Saturday, December 20, 2008

And So I Pray

It snowed yesterday. As it always does December 19th.

Tears are streaming down my face and into the keyboard as I listen to Jem and think about how this day went 18 years ago. The day my mother left for heaven. And for damn sure I know that is just where she ended up. I do not think I have ever managed to fully engage with anyone who ever matched up to her perfection. She was the nicest/real person I have ever met.

18 years ago my mother woke at 6am on her vacation to watch the neighbor's son while I was getting ready for school. She was just across the street. I went to school and enjoyed my day. While I was at school my mother, grandmother and great aunt spent the day baking Italian Christmas cookies (to think they are probably together in heaven doing just that right now). I still have a cookie(I froze it and its still intact). When I came home from school my mother was cooking dinner and I had to go to dance class. She did not look right, she felt sick. I knew something was wrong and I did not want to go to dance. So I fought with my father....he made me go. When my father returned from bringing me to dance....my mother was gone. She left and it was only 4 days before Christmas.

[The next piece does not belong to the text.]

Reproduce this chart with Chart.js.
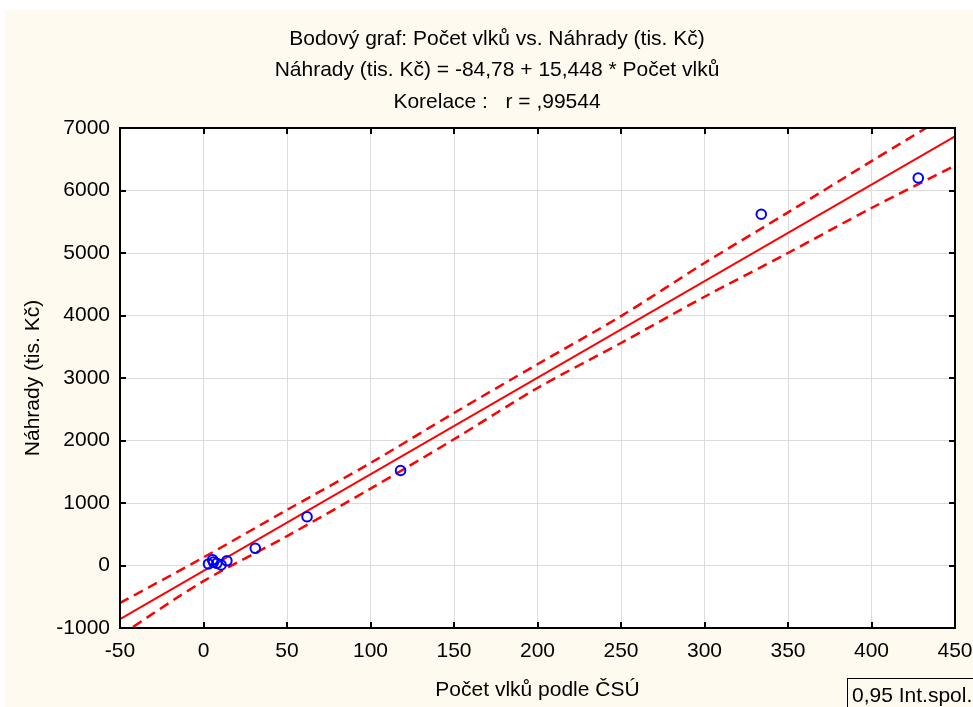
<!DOCTYPE html>
<html>
<head>
<meta charset="utf-8">
<title>Počet vlků vs. Náhrady</title>
<script src="https://cdn.jsdelivr.net/npm/chart.js@4/dist/chart.umd.min.js"></script>
<style>
    body { margin: 0; background: #ffffff; }
    canvas { display: block; }
</style>
</head>
<body>
<canvas id="wolfChart" width="973" height="707"></canvas>
<script>
// Data
const wolves = [3, 5.5, 6, 8, 10.5, 14, 31, 62, 118, 334, 428];
const compensation = [25, 90, 55, 35, 10, 75, 275, 780, 1520, 5620, 6200];

// Regression from the subtitle: Náhrady = -84,78 + 15,448 * Počet vlků
const intercept = -84.78;
const slope = 15.448;
const fitX = [-50, 450];

// 0,95 confidence band (dashed), read at each x tick
const bandX = [-50, 0, 50, 100, 150, 200, 250, 300, 350, 400, 450];
const upperBand = [-600, 130, 890, 1640, 2440, 3220, 3990, 4840, 5650, 6470, 7280];
const lowerBand = [-1120, -250, 470, 1230, 2020, 2840, 3560, 4300, 5000, 5720, 6400];

const xTicks = [-50, 0, 50, 100, 150, 200, 250, 300, 350, 400, 450];
const yTicks = [-1000, 0, 1000, 2000, 3000, 4000, 5000, 6000, 7000];

const titleLines = [
    'Bodový graf: Počet vlků vs. Náhrady (tis. Kč)',
    'Náhrady (tis. Kč) = -84,78 + 15,448 * Počet vlků',
    'Korelace :   r = ,99544'
];

const FONT = '"Liberation Sans", Arial, sans-serif';
const cream = '#fffaf0';

function toPoints(xs, ys) {
    return xs.map((x, i) => ({ x: x, y: ys[i] }));
}

// Background, frame, inward ticks and all the free text
const decorations = {
    id: 'decorations',
    beforeDraw(chart) {
        const ctx = chart.ctx;
        const area = chart.chartArea;
        ctx.save();
        ctx.fillStyle = '#ffffff';
        ctx.fillRect(0, 0, chart.width, chart.height);
        ctx.fillStyle = cream;
        ctx.fillRect(5, 10, chart.width - 5, chart.height - 10);
        ctx.fillStyle = '#ffffff';
        ctx.fillRect(area.left, area.top, area.right - area.left, area.bottom - area.top);
        ctx.restore();
    },
    afterDraw(chart) {
        const ctx = chart.ctx;
        const area = chart.chartArea;
        const xs = chart.scales.x;
        const ys = chart.scales.y;
        ctx.save();

        // inward tick marks on all four sides
        ctx.strokeStyle = '#000000';
        ctx.lineWidth = 2;
        ctx.beginPath();
        xTicks.forEach(v => {
            const px = Math.round(xs.getPixelForValue(v));
            ctx.moveTo(px, area.bottom);
            ctx.lineTo(px, area.bottom - 6);
            ctx.moveTo(px, area.top);
            ctx.lineTo(px, area.top + 6);
        });
        yTicks.forEach(v => {
            const py = Math.round(ys.getPixelForValue(v));
            ctx.moveTo(area.left, py);
            ctx.lineTo(area.left + 6, py);
            ctx.moveTo(area.right, py);
            ctx.lineTo(area.right - 6, py);
        });
        ctx.stroke();

        // frame
        ctx.strokeRect(area.left, area.top, area.right - area.left, area.bottom - area.top);

        // titles
        ctx.fillStyle = '#000000';
        ctx.font = '21px ' + FONT;
        ctx.textAlign = 'center';
        ctx.textBaseline = 'middle';
        titleLines.forEach((line, i) => {
            ctx.fillText(line, 497, 39 + i * 31.5);
        });

        // axis titles
        ctx.fillText('Počet vlků podle ČSÚ', (area.left + area.right) / 2, 690);
        ctx.save();
        ctx.translate(33, (area.top + area.bottom) / 2);
        ctx.rotate(-Math.PI / 2);
        ctx.fillText('Náhrady (tis. Kč)', 0, 0);
        ctx.restore();

        // legend box, bottom right
        ctx.fillStyle = cream;
        ctx.fillRect(847.5, 678.5, 140, 40);
        ctx.lineWidth = 1;
        ctx.strokeRect(847.5, 678.5, 140, 40);
        ctx.fillStyle = '#000000';
        ctx.textAlign = 'left';
        ctx.fillText('0,95 Int.spol.', 852, 696);

        ctx.restore();
    }
};

new Chart(document.getElementById('wolfChart'), {
    type: 'scatter',
    data: {
        datasets: [
            {
                label: 'data',
                data: toPoints(wolves, compensation),
                pointStyle: 'circle',
                pointRadius: 4.8,
                pointBorderWidth: 2,
                borderColor: '#0000ff',
                backgroundColor: 'rgba(0,0,0,0)',
                order: 0
            },
            {
                label: 'fit',
                data: toPoints(fitX, fitX.map(x => intercept + slope * x)),
                showLine: true,
                borderColor: '#ff0000',
                borderWidth: 2,
                pointRadius: 0,
                order: 1
            },
            {
                label: 'upper',
                data: toPoints(bandX, upperBand),
                showLine: true,
                borderColor: '#ff0000',
                borderWidth: 2.5,
                borderDash: [10, 6],
                tension: 0.3,
                pointRadius: 0,
                order: 1
            },
            {
                label: 'lower',
                data: toPoints(bandX, lowerBand),
                showLine: true,
                borderColor: '#ff0000',
                borderWidth: 2.5,
                borderDash: [10, 6],
                tension: 0.3,
                pointRadius: 0,
                order: 1
            }
        ]
    },
    options: {
        responsive: false,
        animation: false,
        devicePixelRatio: 1,
        layout: { padding: { top: 128, right: 18, left: 0, bottom: 0 } },
        plugins: {
            legend: { display: false },
            tooltip: { enabled: false }
        },
        scales: {
            x: {
                type: 'linear',
                min: -50,
                max: 450,
                afterBuildTicks: scale => { scale.ticks = xTicks.map(v => ({ value: v })); },
                afterFit: scale => {
                    scale.height = 79;
                    scale.paddingLeft = 0;
                    scale.paddingRight = 0;
                },
                grid: { color: '#dcdcdc', lineWidth: 1, drawTicks: false },
                border: { display: false },
                ticks: {
                    color: '#000000',
                    padding: 11,
                    font: { family: FONT, size: 21 },
                    maxRotation: 0,
                    callback: v => String(v)
                }
            },
            y: {
                type: 'linear',
                min: -1000,
                max: 7000,
                afterBuildTicks: scale => { scale.ticks = yTicks.map(v => ({ value: v })); },
                afterFit: scale => {
                    scale.width = 120;
                    scale.paddingTop = 0;
                    scale.paddingBottom = 0;
                },
                grid: { color: '#dcdcdc', lineWidth: 1, drawTicks: false },
                border: { display: false },
                ticks: {
                    color: '#000000',
                    padding: 10,
                    font: { family: FONT, size: 21 },
                    callback: v => String(v)
                }
            }
        }
    },
    plugins: [decorations]
});
</script>
</body>
</html>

My affinity for the holidays has never been strong beyond that day. My emotional element has never been strong beyond that day. Very few people know the look of my tears. The only discussion where I can actually cry is when I talk about this person who only lived in my life for a short period of time but never managed to leave my heart.

So on the day that marks the 18 years I have been without you Mom.....I have not forgotten about you for one second. You are with me all the time. I know you look out for me. I wish that we could have gotten to the day that I could return the favor. When I think about that I just cry more.

At this difficult time in my life I wish I had you around to tell me what to do. But deep inside I have the innate feeling you are already on the task.

I love you mommy and I wish that you were here but take care. 6,570 days and counting of missing you!

1 comment:

Mark Heath said...

Alissa, this made me cry. I'm so sorry you haven't had your mom by your side all these years. I know she's watching over you and is proud of the person you've become.

Love,
Mary

*I read your blog using Mark's browser, but it's me! Not exactly 'Cartoonist Who Writes' - more like 'Bank Teller Who Curses'.